After wandering through these swamps on the Domelet for two or three hours, and securing some fine roots of the Pink Moccasin-Flower for the New Haven garden, we slowly walked back toward our horses in the shaded vale, up and over ledges and rolling hills, passing a ridge of outcropping marble. We finally sat a while and drank in the cool mountain breeze, catching here and there through the trees the varied panorama of the great world below and the clouds above us. Distant sounds from human abodes rose to our ears faintly,—such as the engine whistle of the “Wild-cat” Express as it wound through the deep-cut valley of the Hoosac, nearly a thousand feet below us, westward beyond Mount Œta. On one of these marble ridges, along the plains, I found several plants of the Large Round-Leaved Orchis (Habenaria orbiculata).

We drove homeward by way of White Oaks Road,—southward along the entire summit of the Domelet,—getting an excellent view of the Hoosac and Green Rivers, following their serpentine windings about the hills and vales far below us near Williamstown. White Oaks is a remote corner of Pownal, lying, however, partly in Williamstown in northern Berkshire, a region locally noted for the earliest arbutus blossoms.
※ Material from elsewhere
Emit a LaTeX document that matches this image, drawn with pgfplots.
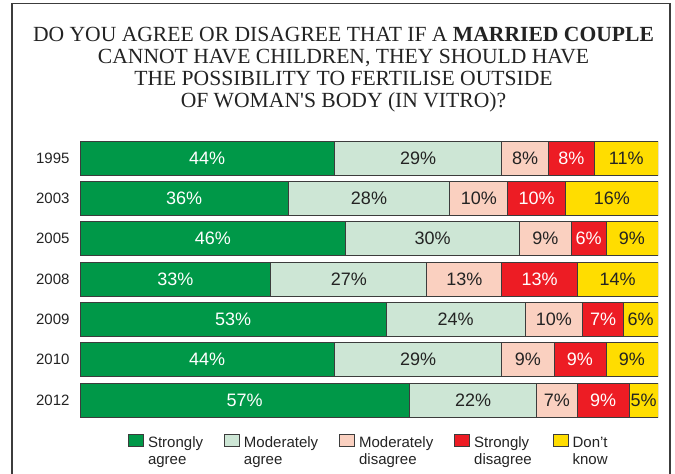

In nearly all the swamps I have visited, I have found a long procession of flowers marching close upon each other through the seasons,—from the trailing arbutus and the snowy dogwood blossoms in early April, to the golden-rod and asters of the late October days. Even as late as December 8th I have found the dainty dandelions and violets running wild with glee, only to be frozen before sunrise the following morning. It can be said that in some seasons different flowers bloom nearly every month, in the Hoosac Highlands, if the Transcript’s reports be true.

“On February 1, 1900, some trailing arbutus was brought from the woods. There is usually a little strife in the spring for the distinction of bringing these first flowers, but Mr. Briggs has forestalled all the flower hunters this year by his January discovery, which is most unusual.”[38]

I have collected March arbutus in the White Oaks as early as the 12th, although never in January or February. Indeed, there come many arbutus days long before April and May, if only we go abroad to realize them in the warm, sunny glens among the Taconic Hills, where the cold winds never blow in March.